In 2010, Intel’s Clarkdale and Arrandale CPUs dropped the GMA (Graphics Media Accelerator) label from its integrated graphics. From that point on, all Intel graphics would be known as Intel HD graphics. With certain versions of Haswell, Intel once again parts ways with its old brand and introduces a new one, this time the change is much more significant.

Intel attempted to simplify the naming confusion with this slide:

While Sandy and Ivy Bridge featured two different GPU implementations (GT1 and GT2), Haswell adds a third (GT3).

Basically it boils down to this. Haswell GT1 is just called Intel HD Graphics, Haswell GT2 is HD 4200/4400/4600. Haswell GT3 at or below 1.1GHz is called HD 5000. Haswell GT3 capable of hitting 1.3GHz is called Iris 5100, and finally Haswell GT3e (GT3 + embedded DRAM) is called Iris Pro 5200.

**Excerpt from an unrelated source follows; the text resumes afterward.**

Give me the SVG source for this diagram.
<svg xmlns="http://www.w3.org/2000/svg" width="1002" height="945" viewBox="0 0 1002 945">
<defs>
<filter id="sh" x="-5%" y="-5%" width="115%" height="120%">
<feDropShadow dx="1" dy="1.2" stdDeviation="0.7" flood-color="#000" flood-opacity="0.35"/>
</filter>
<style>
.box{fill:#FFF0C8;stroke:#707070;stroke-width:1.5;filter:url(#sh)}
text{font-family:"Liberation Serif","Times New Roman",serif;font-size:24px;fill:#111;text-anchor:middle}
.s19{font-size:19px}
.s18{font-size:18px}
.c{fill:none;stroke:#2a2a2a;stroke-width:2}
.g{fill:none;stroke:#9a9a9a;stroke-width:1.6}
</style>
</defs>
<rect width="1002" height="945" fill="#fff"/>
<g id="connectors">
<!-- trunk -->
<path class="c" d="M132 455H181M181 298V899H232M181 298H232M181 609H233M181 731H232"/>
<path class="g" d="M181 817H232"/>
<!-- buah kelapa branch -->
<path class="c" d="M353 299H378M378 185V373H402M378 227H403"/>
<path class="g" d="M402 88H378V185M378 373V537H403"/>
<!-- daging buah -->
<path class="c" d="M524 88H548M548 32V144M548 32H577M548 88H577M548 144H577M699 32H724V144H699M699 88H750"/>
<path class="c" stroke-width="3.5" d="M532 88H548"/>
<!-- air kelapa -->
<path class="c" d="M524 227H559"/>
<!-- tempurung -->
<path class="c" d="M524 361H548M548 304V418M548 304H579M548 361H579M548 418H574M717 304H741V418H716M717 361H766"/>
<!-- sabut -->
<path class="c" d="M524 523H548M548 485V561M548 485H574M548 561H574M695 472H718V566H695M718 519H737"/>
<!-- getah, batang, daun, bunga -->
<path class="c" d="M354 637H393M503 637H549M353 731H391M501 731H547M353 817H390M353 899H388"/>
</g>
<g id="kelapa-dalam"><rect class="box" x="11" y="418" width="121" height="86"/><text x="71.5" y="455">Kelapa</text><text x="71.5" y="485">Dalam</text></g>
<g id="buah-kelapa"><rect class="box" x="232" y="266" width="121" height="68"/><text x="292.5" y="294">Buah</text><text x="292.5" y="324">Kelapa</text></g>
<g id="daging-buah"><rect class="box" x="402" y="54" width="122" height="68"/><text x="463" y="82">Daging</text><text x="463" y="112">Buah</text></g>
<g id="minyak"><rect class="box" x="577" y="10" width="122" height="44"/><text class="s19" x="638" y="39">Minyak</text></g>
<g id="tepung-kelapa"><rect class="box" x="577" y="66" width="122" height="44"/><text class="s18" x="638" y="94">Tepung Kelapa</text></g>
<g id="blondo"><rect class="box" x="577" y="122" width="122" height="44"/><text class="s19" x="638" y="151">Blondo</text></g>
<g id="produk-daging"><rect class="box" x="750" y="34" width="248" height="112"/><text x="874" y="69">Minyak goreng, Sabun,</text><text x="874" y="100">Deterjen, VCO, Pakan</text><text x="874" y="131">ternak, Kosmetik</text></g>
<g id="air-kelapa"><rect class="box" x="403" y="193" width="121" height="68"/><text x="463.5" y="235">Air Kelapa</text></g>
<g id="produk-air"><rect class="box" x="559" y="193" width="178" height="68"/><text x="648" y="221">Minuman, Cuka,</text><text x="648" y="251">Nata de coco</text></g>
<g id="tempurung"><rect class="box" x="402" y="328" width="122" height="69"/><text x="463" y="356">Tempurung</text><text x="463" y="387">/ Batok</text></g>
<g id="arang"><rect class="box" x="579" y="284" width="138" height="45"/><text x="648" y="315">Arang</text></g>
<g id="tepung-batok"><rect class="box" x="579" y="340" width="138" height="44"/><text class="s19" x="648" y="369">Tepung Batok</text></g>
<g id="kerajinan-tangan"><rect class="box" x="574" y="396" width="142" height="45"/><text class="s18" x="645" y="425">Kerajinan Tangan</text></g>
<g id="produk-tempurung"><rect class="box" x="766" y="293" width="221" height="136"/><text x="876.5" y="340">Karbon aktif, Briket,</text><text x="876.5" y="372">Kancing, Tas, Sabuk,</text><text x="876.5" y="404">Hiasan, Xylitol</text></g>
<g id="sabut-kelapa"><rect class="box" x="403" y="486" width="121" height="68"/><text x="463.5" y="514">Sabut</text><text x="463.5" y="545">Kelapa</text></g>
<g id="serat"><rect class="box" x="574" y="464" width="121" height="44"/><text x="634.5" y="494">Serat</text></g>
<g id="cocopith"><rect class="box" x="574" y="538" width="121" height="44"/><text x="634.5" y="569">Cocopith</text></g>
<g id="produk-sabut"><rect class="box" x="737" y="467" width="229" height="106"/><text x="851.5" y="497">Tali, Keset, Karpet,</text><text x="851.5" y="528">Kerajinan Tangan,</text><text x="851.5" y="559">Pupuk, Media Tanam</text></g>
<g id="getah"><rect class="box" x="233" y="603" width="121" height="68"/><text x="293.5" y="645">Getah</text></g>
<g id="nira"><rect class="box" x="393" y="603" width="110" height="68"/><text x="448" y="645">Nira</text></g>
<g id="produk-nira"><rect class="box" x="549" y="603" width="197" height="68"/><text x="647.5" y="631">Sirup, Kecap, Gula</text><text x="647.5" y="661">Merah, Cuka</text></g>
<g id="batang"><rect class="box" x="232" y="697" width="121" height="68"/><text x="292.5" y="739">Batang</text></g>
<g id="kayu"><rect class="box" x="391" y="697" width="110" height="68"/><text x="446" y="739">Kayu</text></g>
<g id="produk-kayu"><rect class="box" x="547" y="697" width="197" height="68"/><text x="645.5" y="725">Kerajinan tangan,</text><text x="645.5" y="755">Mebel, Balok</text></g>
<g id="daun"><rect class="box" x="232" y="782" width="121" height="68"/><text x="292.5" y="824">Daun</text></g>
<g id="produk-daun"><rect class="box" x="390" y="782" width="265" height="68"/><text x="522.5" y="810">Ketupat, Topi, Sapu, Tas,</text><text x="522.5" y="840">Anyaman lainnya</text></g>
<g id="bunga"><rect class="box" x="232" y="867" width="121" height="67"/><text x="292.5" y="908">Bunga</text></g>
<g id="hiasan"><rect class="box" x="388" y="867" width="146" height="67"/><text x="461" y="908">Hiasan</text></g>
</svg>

The fundamental GPU architecture hasn’t changed much between Ivy Bridge and Haswell. There are some enhancements, but for the most part what we’re looking at here is a dramatic increase in the amount of die area allocated for graphics.

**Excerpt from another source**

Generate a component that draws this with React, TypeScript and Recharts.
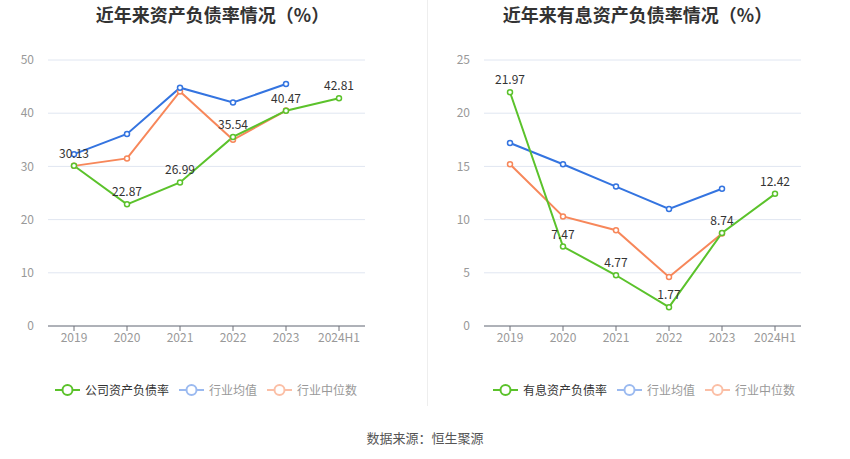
import React from "react";
import { LineChart, Line, XAxis, YAxis, CartesianGrid, LabelList } from "recharts";

const categories = ["2019", "2020", "2021", "2022", "2023", "2024H1"];

const leftCompany = [30.13, 22.87, 26.99, 35.54, 40.47, 42.81];
const leftAvg = [32.3, 36.1, 44.8, 42.0, 45.5, null];
const leftMedian = [30.1, 31.5, 44.1, 35.0, 40.5, null];
const leftTicks = [0, 10, 20, 30, 40, 50];

const rightCompany = [21.97, 7.47, 4.77, 1.77, 8.74, 12.42];
const rightAvg = [17.2, 15.2, 13.1, 11.0, 12.9, null];
const rightMedian = [15.2, 10.3, 9.0, 4.6, 8.7, null];
const rightTicks = [0, 5, 10, 15, 20, 25];

const leftTitle = "近年来资产负债率情况（%）";
const rightTitle = "近年来有息资产负债率情况（%）";
const leftLegend = ["公司资产负债率", "行业均值", "行业中位数"];
const rightLegend = ["有息资产负债率", "行业均值", "行业中位数"];
const source = "数据来源：恒生聚源";

const GREEN = "#5bc22b";
const BLUE = "#3474e0";
const ORANGE = "#f7875a";
const FONT = "'Noto Sans CJK SC', 'Noto Sans', sans-serif";

function build(a: (number | null)[], b: (number | null)[], c: (number | null)[]) {
  return categories.map((cat, i) => ({ cat, company: a[i], avg: b[i], median: c[i] }));
}

const dot = (color: string) => ({ r: 2.5, stroke: color, strokeWidth: 1.5, fill: "#fff" });

function Chart({ data, ticks, max }: { data: any[]; ticks: number[]; max: number }) {
  return (
    <LineChart width={425} height={360} data={data} margin={{ top: 60, right: 60, bottom: 4, left: 0 }}>
      <CartesianGrid vertical={false} stroke="#e0e6f1" />
      <XAxis
        dataKey="cat"
        height={30}
        stroke="#6e7079"
        padding={{ left: 26, right: 26 }}
        tick={{ fill: "#999", fontSize: 12, fontFamily: FONT }}
        tickSize={5}
        tickLine={{ stroke: "#6e7079" }}
        interval={0}
      />
      <YAxis
        width={48}
        domain={[0, max]}
        ticks={ticks}
        axisLine={false}
        tickLine={false}
        tick={{ fill: "#999", fontSize: 12, fontFamily: FONT }}
        tickMargin={8}
      />
      <Line type="linear" dataKey="median" stroke={ORANGE} strokeWidth={2} dot={dot(ORANGE)} isAnimationActive={false} />
      <Line type="linear" dataKey="avg" stroke={BLUE} strokeWidth={2} dot={dot(BLUE)} isAnimationActive={false} />
      <Line type="linear" dataKey="company" stroke={GREEN} strokeWidth={2} dot={dot(GREEN)} isAnimationActive={false}>
        <LabelList dataKey="company" position="top" offset={8} fill="#333" fontSize={12} fontFamily={FONT} />
      </Line>
    </LineChart>
  );
}

function LegendIcon({ color }: { color: string }) {
  return (
    <svg width={25} height={14} style={{ display: "block" }}>
      <line x1={0} y1={7} x2={25} y2={7} stroke={color} strokeWidth={2} />
      <circle cx={12.5} cy={7} r={5} fill="#fff" stroke={color} strokeWidth={2} />
    </svg>
  );
}

function Legend({ labels, left }: { labels: string[]; left: number }) {
  const colors = [GREEN, "#9bbaf0", "#fbbfa6"];
  const textColors = ["#333", "#999", "#999"];
  return (
    <div style={{ position: "absolute", left, top: 382, display: "flex", alignItems: "center", fontFamily: FONT, fontSize: 12 }}>
      {labels.map((l, i) => (
        <div key={l} style={{ display: "flex", alignItems: "center", marginRight: 10 }}>
          <LegendIcon color={colors[i]} />
          <span style={{ marginLeft: 5, color: textColors[i], lineHeight: "16px" }}>{l}</span>
        </div>
      ))}
    </div>
  );
}

export default function App() {
  const leftData = build(leftCompany, leftAvg, leftMedian);
  const rightData = build(rightCompany, rightAvg, rightMedian);
  const titleStyle: React.CSSProperties = {
    position: "absolute",
    top: 1,
    width: 425,
    textAlign: "center",
    fontFamily: FONT,
    fontWeight: "bold",
    fontSize: 18,
    color: "#333",
    lineHeight: "26px",
  };
  return (
    <div style={{ position: "absolute", left: 0, top: 0, width: 850, height: 459, background: "#fff", overflow: "hidden" }}>
      <div style={{ ...titleStyle, left: 0 }}>{leftTitle}</div>
      <div style={{ ...titleStyle, left: 425 }}>{rightTitle}</div>
      <div style={{ position: "absolute", left: 0, top: 0 }}>
        <Chart data={leftData} ticks={leftTicks} max={50} />
      </div>
      <div style={{ position: "absolute", left: 436, top: 0 }}>
        <Chart data={rightData} ticks={rightTicks} max={25} />
      </div>
      <div style={{ position: "absolute", left: 427, top: 0, width: 1, height: 406, background: "#eee" }} />
      <Legend labels={leftLegend} left={55} />
      <Legend labels={rightLegend} left={493} />
      <div style={{ position: "absolute", left: 0, top: 428, width: 850, textAlign: "center", fontFamily: FONT, fontSize: 13, color: "#555" }}>
        {source}
      </div>
    </div>
  );
}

All GPU vendors have some fundamental building block they scale up/down to hit various performance/power/price targets. AMD calls theirs a Compute Unit, NVIDIA’s is known as an SMX, and Intel’s is called a sub-slice.

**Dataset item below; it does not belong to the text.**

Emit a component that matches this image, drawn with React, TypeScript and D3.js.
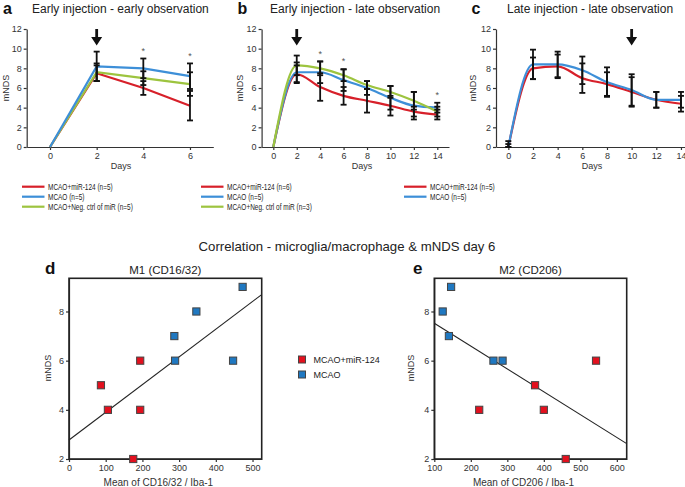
import React, { useRef, useEffect } from 'react';
import * as d3 from 'd3';

const W = 685, H = 487;
const FONT = 'Arial, "Liberation Sans", Helvetica, sans-serif';

const RED = '#d7202a';
const BLUE = '#3d8fd8';
const GREEN = '#9dc43f';
const SQ_RED = '#e3101e';
const SQ_BLUE = '#1f78c1';

// panel a - early injection, early observation
const daysA = [0, 2, 4, 6];
const aRed = [0, 7.5, 6.0, 4.2];
const aRedErr = [0, 0.8, 0.7, 1.5];
const aBlue = [0, 8.2, 8.0, 7.2];
const aBlueErr = [0, 1.5, 1.0, 1.3];
const aGreen = [0, 7.6, 7.0, 6.4];
const aGreenErr = [0, 0.9, 0.7, 1.2];
const aStars = [4, 6];
const aLegend = ['MCAO+miR-124 (n=5)', 'MCAO (n=5)', 'MCAO+Neg. ctrl of miR (n=5)'];

// panel b - early injection, late observation
const daysB = [0, 2, 4, 6, 8, 10, 12, 14];
const bRed = [0, 7.4, 6.1, 5.2, 4.7, 4.2, 3.6, 3.3];
const bRedErr = [0, 0.9, 1.4, 0.9, 1.2, 1.0, 0.5, 0.5];
const bBlue = [0, 7.6, 7.6, 6.8, 6.0, 5.0, 4.2, 4.0];
const bBlueErr = [0, 1.0, 1.1, 1.1, 0.7, 1.2, 1.4, 0.5];
const bGreen = [0, 8.3, 8.0, 7.3, 6.3, 5.6, 4.7, 3.6];
const bGreenErr = [0, 1.0, 0.7, 0.6, 0.4, 0.6, 0.9, 0.5];
const bStars = [4, 6, 14];
const bLegend = ['MCAO+miR-124 (n=6)', 'MCAO (n=5)', 'MCAO+Neg. ctrl of miR (n=3)'];

// panel c - late injection, late observation
const daysC = [0, 2, 4, 6, 8, 10, 12, 14];
const cRed = [0, 8.0, 8.2, 7.0, 6.4, 5.6, 4.8, 4.4];
const cRedErr = [0.3, 1.1, 1.2, 1.5, 1.2, 1.5, 0.8, 0.8];
const cBlue = [0, 8.4, 8.4, 7.8, 6.6, 5.8, 4.8, 4.8];
const cBlueErr = [0.6, 1.5, 1.3, 1.4, 1.5, 1.6, 0.8, 0.8];
const cLegend = ['MCAO+miR-124 (n=5)', 'MCAO (n=5)'];

const yTicksTop = [0, 2, 4, 6, 8, 10, 12];

// panels d / e - correlation with mNDS day 6
const m1RedX = [87, 106, 194, 194, 175];
const m1RedY = [5, 4, 6, 4, 2];
const m1BlueX = [287, 289, 347, 447, 473];
const m1BlueY = [7, 6, 8, 6, 9];
const m2RedX = [223, 376, 400, 460, 543];
const m2RedY = [4, 5, 4, 2, 6];
const m2BlueX = [123, 146, 140, 262, 287];
const m2BlueY = [8, 9, 7, 6, 6];
const scatterLegend = ['MCAO+miR-124', 'MCAO'];
const yTicksScatter = [2, 4, 6, 8];

export default function App() {
    const svg_ref = useRef(null);
    useEffect(() => {
        const svg = d3.select(svg_ref.current);
        svg.selectAll('*').remove();
        draw(svg);
    }, []);
    return (
        <div style={{ position: 'absolute', left: 0, top: 0 }}>
            <svg ref={svg_ref} width={W} height={H} style={{ display: 'block', background: '#fff' }}></svg>
        </div>
    );
}

function series(vals, errs, color, name) {
    return { vals, errs, color, name };
}

function draw(svg) {
    svg.style('font-family', FONT);

    drawTimePanel(svg, {
        days: daysA, xDomain: [-1, 7], xRange: [26.7, 213.3], curve: d3.curveLinear,
        series: [series(aRed, aRedErr, RED), series(aGreen, aGreenErr, GREEN), series(aBlue, aBlueErr, BLUE)],
        legendSeries: [RED, BLUE, GREEN], legend: aLegend,
        stars: aStars, arrowDay: 2, letter: 'a', letterX: 3, title: 'Early injection - early observation', titleX: 32,
        ylabelX: 9, daysX: 121, legendX: 22
    });
    drawTimePanel(svg, {
        days: daysB, xDomain: [-1, 15], xRange: [261.6, 449], curve: d3.curveMonotoneX,
        series: [series(bRed, bRedErr, RED), series(bBlue, bBlueErr, BLUE), series(bGreen, bGreenErr, GREEN)],
        legendSeries: [RED, BLUE, GREEN], legend: bLegend,
        stars: bStars, arrowDay: 2, letter: 'b', letterX: 237.5, title: 'Early injection - late observation', titleX: 270,
        ylabelX: 243, daysX: 362, legendX: 201
    });
    drawTimePanel(svg, {
        days: daysC, xDomain: [-1, 15], xRange: [496, 693.3], curve: d3.curveMonotoneX,
        series: [series(cRed, cRedErr, RED), series(cBlue, cBlueErr, BLUE)],
        legendSeries: [RED, BLUE], legend: cLegend,
        stars: [], arrowDay: 10, letter: 'c', letterX: 471.5, title: 'Late injection - late observation', titleX: 507,
        ylabelX: 476, daysX: 592, legendX: 404
    });

    svg.append('text')
        .attr('x', 347).attr('y', 251)
        .attr('text-anchor', 'middle')
        .style('font-size', '13.2px').style('fill', '#222')
        .text('Correlation - microglia/macrophage & mNDS day 6');

    drawScatter(svg, {
        xDomain: [0, 525], xRange: [69, 261.7], xTicks: [0, 100, 200, 300, 400, 500],
        red: [m1RedX, m1RedY], blue: [m1BlueX, m1BlueY],
        letter: 'd', letterX: 45, title: 'M1 (CD16/32)', xlabel: 'Mean of CD16/32 / Iba-1', ylabelX: 51
    });
    drawScatter(svg, {
        xDomain: [100, 627], xRange: [434.3, 626.7], xTicks: [100, 200, 300, 400, 500, 600],
        red: [m2RedX, m2RedY], blue: [m2BlueX, m2BlueY],
        letter: 'e', letterX: 413, title: 'M2 (CD206)', xlabel: 'Mean of CD206 / Iba-1', ylabelX: 414
    });

    // scatter legend
    [SQ_RED, SQ_BLUE].forEach((c, i) => {
        const cy = 359.5 + i * 15;
        svg.append('rect')
            .attr('x', 298.5).attr('y', cy - 3.5).attr('width', 7).attr('height', 7)
            .attr('fill', c).attr('stroke', '#444').attr('stroke-width', 1);
        svg.append('text')
            .attr('x', 313.5).attr('y', cy + 3.2)
            .style('font-size', '9px').style('fill', '#222')
            .text(scatterLegend[i]);
    });
}

function styleAxis(g) {
    g.selectAll('path').attr('stroke', '#333').attr('stroke-width', 1.2);
    g.selectAll('line').attr('stroke', '#333').attr('stroke-width', 1.2);
    g.selectAll('text').style('font-family', FONT).style('font-size', '9px').attr('fill', '#333');
}

function drawTimePanel(svg, p) {
    const x = d3.scaleLinear().domain(p.xDomain).range(p.xRange);
    const y = d3.scaleLinear().domain([0, 12]).range([147, 29]);
    const g = svg.append('g');

    const y_axis = d3.axisLeft(y).tickValues(yTicksTop).tickSize(3).tickSizeOuter(0).tickPadding(2);
    g.append('g').attr('transform', `translate(${p.xRange[0]},0)`).call(y_axis).call(styleAxis);

    const x_axis = d3.axisBottom(x).tickValues(p.days).tickSize(3).tickSizeOuter(0).tickPadding(2.5);
    g.append('g').attr('transform', 'translate(0,147)').call(x_axis).call(styleAxis);

    // titles
    g.append('text').attr('x', p.letterX).attr('y', 13.5)
        .style('font-size', '16px').style('font-weight', 'bold').attr('fill', '#111').text(p.letter);
    g.append('text').attr('x', p.titleX).attr('y', 12.8)
        .style('font-size', '12px').attr('fill', '#222').text(p.title);
    g.append('text').attr('x', p.daysX).attr('y', 169).attr('text-anchor', 'middle')
        .style('font-size', '9px').attr('fill', '#333').text('Days');
    g.append('text').attr('transform', `translate(${p.ylabelX},88) rotate(-90)`).attr('text-anchor', 'middle')
        .style('font-size', '9px').attr('fill', '#333').text('mNDS');

    // lines
    const line = d3.line()
        .x((d, i) => x(p.days[i]))
        .y(d => y(d))
        .curve(p.curve);
    g.selectAll('path.series')
        .data(p.series)
        .join('path')
        .attr('class', 'series')
        .attr('d', d => line(d.vals))
        .attr('fill', 'none')
        .attr('stroke', d => d.color)
        .attr('stroke-width', 2.2);

    // error bars
    p.series.forEach(s => {
        s.vals.forEach((v, i) => {
            const e = s.errs[i];
            if (!e) return;
            const cx = x(p.days[i]);
            const lo = y(Math.max(0, v - e)), hi = y(v + e);
            g.append('line').attr('x1', cx).attr('x2', cx).attr('y1', lo).attr('y2', hi)
                .attr('stroke', '#111').attr('stroke-width', 1.8);
            [lo, hi].forEach(yy => g.append('line')
                .attr('x1', cx - 3).attr('x2', cx + 3).attr('y1', yy).attr('y2', yy)
                .attr('stroke', '#111').attr('stroke-width', 1.8));
        });
    });

    // significance stars
    p.stars.forEach(day => {
        const i = p.days.indexOf(day);
        const top = d3.max(p.series, s => s.vals[i] + s.errs[i]);
        g.append('text').attr('x', x(day)).attr('y', y(top + 0.5)).attr('text-anchor', 'middle')
            .style('font-size', '9px').attr('fill', '#555').text('*');
    });

    // injection arrow
    const ax = x(p.arrowDay);
    g.append('path')
        .attr('d', `M${ax - 1.4},29 L${ax + 1.4},29 L${ax + 1.4},37 L${ax + 5.5},37 L${ax},45.5 L${ax - 5.5},37 L${ax - 1.4},37 Z`)
        .attr('fill', '#111');

    // legend
    p.legendSeries.forEach((c, i) => {
        const ly = 186.7 + i * 10;
        g.append('line').attr('x1', p.legendX).attr('x2', p.legendX + 22.5).attr('y1', ly).attr('y2', ly)
            .attr('stroke', c).attr('stroke-width', 2.2);
        g.append('text').attr('transform', `translate(${p.legendX + 26},${ly + 3.2}) scale(0.72,1)`)
            .style('font-size', '9px').attr('fill', '#222').text(p.legend[i]);
    });
}

function drawScatter(svg, p) {
    const x = d3.scaleLinear().domain(p.xDomain).range(p.xRange);
    const y = d3.scaleLinear().domain([2, 9.35]).range([459, 278.3]);
    const g = svg.append('g');

    const x_axis = d3.axisBottom(x).tickValues(p.xTicks).tickSize(3).tickSizeOuter(0).tickPadding(3);
    g.append('g').attr('transform', 'translate(0,459)').call(x_axis).call(styleAxis);
    const y_axis = d3.axisLeft(y).tickValues(yTicksScatter).tickSize(3).tickSizeOuter(0).tickPadding(2);
    g.append('g').attr('transform', `translate(${p.xRange[0]},0)`).call(y_axis).call(styleAxis);

    g.append('rect')
        .attr('x', p.xRange[0]).attr('y', y(9.35))
        .attr('width', p.xRange[1] - p.xRange[0]).attr('height', y(2) - y(9.35))
        .attr('fill', 'none').attr('stroke', '#222').attr('stroke-width', 1.6);

    // least-squares fit over both groups
    const pts = [
        ...p.red[0].map((v, i) => [v, p.red[1][i]]),
        ...p.blue[0].map((v, i) => [v, p.blue[1][i]])
    ];
    const mx = d3.mean(pts, d => d[0]), my = d3.mean(pts, d => d[1]);
    const slope = d3.sum(pts, d => (d[0] - mx) * (d[1] - my)) / d3.sum(pts, d => (d[0] - mx) ** 2);
    const fit = v => my + slope * (v - mx);
    g.append('line')
        .attr('x1', x(p.xDomain[0])).attr('y1', y(fit(p.xDomain[0])))
        .attr('x2', x(p.xDomain[1])).attr('y2', y(fit(p.xDomain[1])))
        .attr('stroke', '#222').attr('stroke-width', 1.1);

    const groups = [
        { c: SQ_BLUE, xs: p.blue[0], ys: p.blue[1] },
        { c: SQ_RED, xs: p.red[0], ys: p.red[1] }
    ];
    groups.forEach(gr => {
        g.selectAll(null)
            .data(gr.xs.map((v, i) => [v, gr.ys[i]]))
            .join('rect')
            .attr('x', d => x(d[0]) - 3.6).attr('y', d => y(d[1]) - 3.6)
            .attr('width', 7.2).attr('height', 7.2)
            .attr('fill', gr.c).attr('stroke', '#444').attr('stroke-width', 1);
    });

    g.append('text').attr('x', p.letterX).attr('y', 274)
        .style('font-size', '17px').style('font-weight', 'bold').attr('fill', '#111').text(p.letter);
    g.append('text').attr('x', (p.xRange[0] + p.xRange[1]) / 2).attr('y', 274).attr('text-anchor', 'middle')
        .style('font-size', '11.5px').attr('fill', '#222').text(p.title);
    g.append('text').attr('x', (p.xRange[0] + p.xRange[1]) / 2 - 7).attr('y', 486).attr('text-anchor', 'middle')
        .style('font-size', '10px').attr('fill', '#333').text(p.xlabel);
    g.append('text').attr('transform', `translate(${p.ylabelX},368) rotate(-90)`).attr('text-anchor', 'middle')
        .style('font-size', '9px').attr('fill', '#333').text('mNDS');
}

In Haswell, each graphics sub-slice features 10 EUs. Each EU is a dual-issue SIMD machine with two 4-wide vector ALUs:

Low Level Architecture Comparison
  AMD GCN Intel Gen7 Graphics NVIDIA Kepler
Building Block GCN Compute Unit Sub-Slice Kepler SMX
Shader Building Block 16-wide Vector SIMD 2 x 4-wide Vector SIMD 32-wide Vector SIMD
Smallest Implementation 4 SIMDs 10 SIMDs 6 SIMDs
Smallest Implementation (ALUs) 64 80 192

There are limitations as to what can be co-issued down each EU’s pair of pipes. Intel addressed many of the co-issue limitations last generation with Ivy Bridge, but there are still some that remain.

Architecturally, this makes Intel’s Gen7 graphics core a bit odd compared to AMD’s GCN and NVIDIA’s Kepler, both of which feature much wider SIMD arrays without any co-issue requirements. The smallest sub-slice in Haswell however delivers a competitive number of ALUs to AMD and NVIDIA implementations.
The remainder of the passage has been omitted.